Nonobstant un mouvement de féminisation générale engagé dans les plus hautes juridictions, dont le Conseil d’État, le rapport constate une réticence quant à certains changements d’appellation. Par exemple, « les femmes membres du barreau répugnent encore très largement à être appelées “avocates” » (p. 17)… Il y a une petite vingtaine d’années, l’association professionnelle des magistrats avait même critiqué « l’utilisation de termes féminisés » pour désigner un emploi de magistrat.

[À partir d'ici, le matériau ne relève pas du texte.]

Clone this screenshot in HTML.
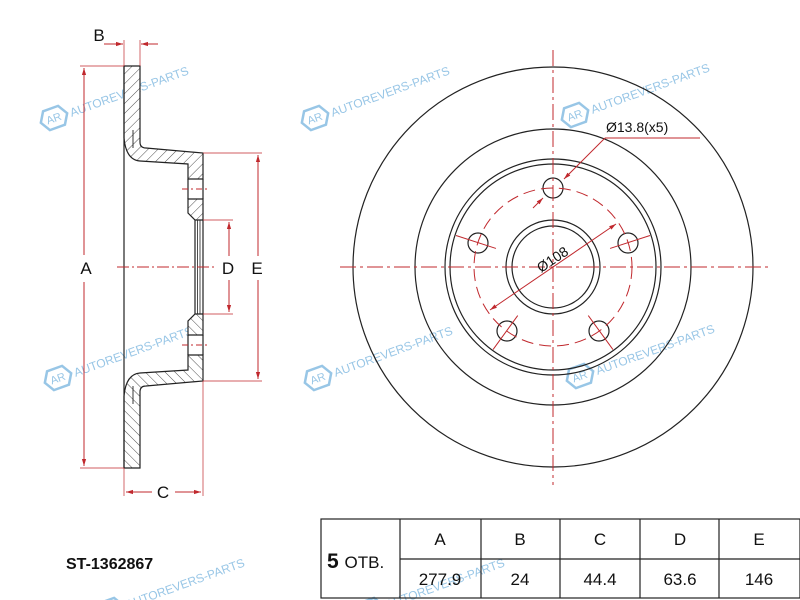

Dans son arrêt nº 208243 rendu le 9 juin 2000, le Conseil d’État lui avait alors répondu :
« Cette utilisation est sans incidence sur la légalité de la décision dès lors que celle-ci est rédigée en français et ne comporte pas d’ambiguïté quant à la personne et aux emplois concernés. »
O tempora, o mores ! La décision rendue aujourd’hui l’a été par :
« Mme Sophie Caroline de Margerie, rapporteur
« Mme Sophie Roussel, rapporteur public »
Acta est fabula…
- Références
- Conseil d’État
2e/7e chambres réunies
Lecture du 28 février 2019
Décision nº 417128
Décision archivée au format PDF (31 Ko, 4 p.).